Mr. Marshall recommended that we give three examples of two concepts classical condition – acquisition and extinction – in our own lives but here I will only bring up two because I have already discussed one (on acquisition) on the previous blog post. Dog theft is currently a problem in Vietnam (guess what! Animal protection laws are virtually non-existent and many, most of them North Vietnamese, like to eat dogs). What happens is that the thieves give the house dog an apparently delicious bait, which either stuns or disables the dog. The thieves are then free to steal the dog and sell it to a dog food restaurant (in the case of a burglar, he/she has successfully overcome the house’s first line of defense). In order to prevent this, a method has been introduced. Dogs should be trained to eat from their owners only and preferably in a specific container. To do so, feed the dog in a container other than the one designated for that purpose. Add unpleasant tastes to the food, e.g that of chillies.
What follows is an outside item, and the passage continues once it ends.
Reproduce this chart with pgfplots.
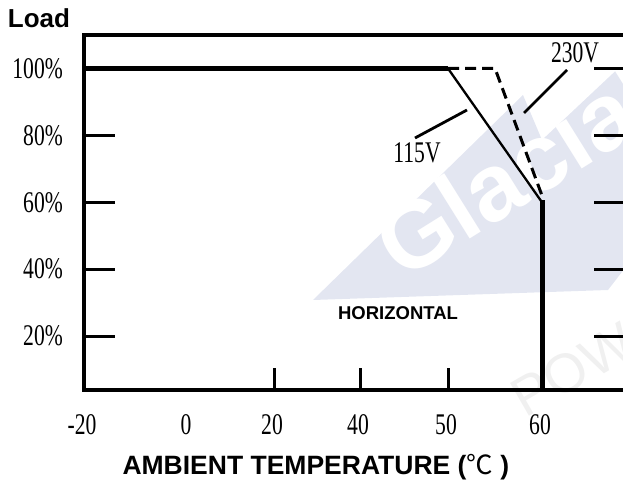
\documentclass[border=0pt]{standalone}
\usepackage{pgfplots}
\pgfplotsset{compat=1.18}
\usepackage{fontspec}
\setmainfont{Liberation Serif}[FakeStretch=0.72]
\setsansfont{Liberation Sans}
\newfontfamily\cjk{Noto Sans CJK SC}
\definecolor{wmblue}{RGB}{227,230,241}
\begin{document}
\begin{tikzpicture}[x=1pt,y=1pt]
% watermark (background)
\fill[wmblue] (313,187) -- (523,392) -- (542,347) -- (625,425) -- (625,219) -- (608,197) -- cycle;
\node[white, font=\sffamily\bfseries\fontsize{95}{95}\selectfont, rotate=32, anchor=base west, inner sep=0pt] at (402,205) {Glacial};
\node[black!6, font=\sffamily\fontsize{55}{55}\selectfont, rotate=30, anchor=base west, inner sep=0pt] at (525,68) {POWER};
\begin{axis}[
  at={(84pt,97pt)}, anchor=south west,
  scale only axis, width=541pt, height=355pt,
  x coord trafo/.code={\pgfmathparse{(#1)<0 ? ((#1)+20)*5.2 : ((#1)<40 ? 104+(#1)*4.3 : ((#1)<50 ? 276+((#1)-40)*8.8 : 364+((#1)-50)*9.4))}},
  xmin=-20, xmax=68.83,
  ymin=3.9, ymax=110,
  axis line style={line width=3.2pt},
  tick align=inside,
  major tick length=31pt,
  minor tick length=22pt,
  xtick={-20,0,20,40,50,60},
  xticklabels={-20,0,20,40,50,60},
  major x tick style={draw=none},
  minor xtick={20,40,50},
  minor x tick style={line width=3pt, black},
  xtick pos=bottom,
  ytick={20,40,60,80,100},
  yticklabels={20\%,40\%,60\%,80\%,100\%},
  ytick pos=both,
  major y tick style={line width=3pt, black},
  xticklabel style={anchor=north, inner sep=0pt, yshift=-24pt, xshift=-2pt, font=\fontsize{30}{30}\selectfont},
  yticklabel style={anchor=east, inner sep=0pt, xshift=-21pt, font=\fontsize{30}{30}\selectfont},
  xlabel={AMBIENT TEMPERATURE ({\mdseries\cjk ℃} )},
  every axis x label/.style={at={(axis description cs:0.4286,-0.2394)}, anchor=base, inner sep=0pt, font=\sffamily\bfseries\fontsize{26.5}{26.5}\selectfont},
  ylabel={Load},
  every axis y label/.style={at={(axis description cs:-0.141,1.0197)}, anchor=base west, inner sep=0pt, font=\sffamily\bfseries\fontsize{26}{26}\selectfont},
]
% rated full load up to 50 C
\addplot[black, line width=5pt] coordinates {(-20,100) (50,100)};
% 115V derating
\addplot[black, line width=2.3pt] coordinates {(50,100) (60,60)};
% 230V derating
\addplot[black, line width=3pt, dash pattern=on 11pt off 6pt] coordinates {(50,100) (55,100) (60,62)};
% cut-off at 60 C
\addplot[black, line width=5pt] coordinates {(60,60.6) (60,3.9)};
\end{axis}
% annotations
\draw[line width=2.8pt] (567,417) -- (524,374);
\draw[line width=2.8pt] (415,349) -- (467,377);
\node[anchor=base, inner sep=0pt, font=\fontsize{30}{30}\selectfont] at (575,424) {230V};
\node[anchor=base, inner sep=0pt, font=\fontsize{30}{30}\selectfont] at (417,324) {115V};
\node[anchor=base, inner sep=0pt, font=\sffamily\bfseries\fontsize{18.5}{18.5}\selectfont] at (398,167) {HORIZONTAL};
\pgfresetboundingbox
\useasboundingbox (0,0) rectangle (623,487);
\end{tikzpicture}
\end{document}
After a few trials, the dog will shrink from food provided outside that specific container.
Another example of acquisition in classical conditioning from my personal experience is similar to Pavlov’s studies on dogs. This one, however, is accidental. We fed our dog with manufactured dog food, as well as rice. The container of the dog food, or dog snack, made a rather special noise when moved. My dog eventually acquired the association between this sound and a meal. Unfortunately, that meant she mistook the sound of human snack, such as peanuts, for her meal.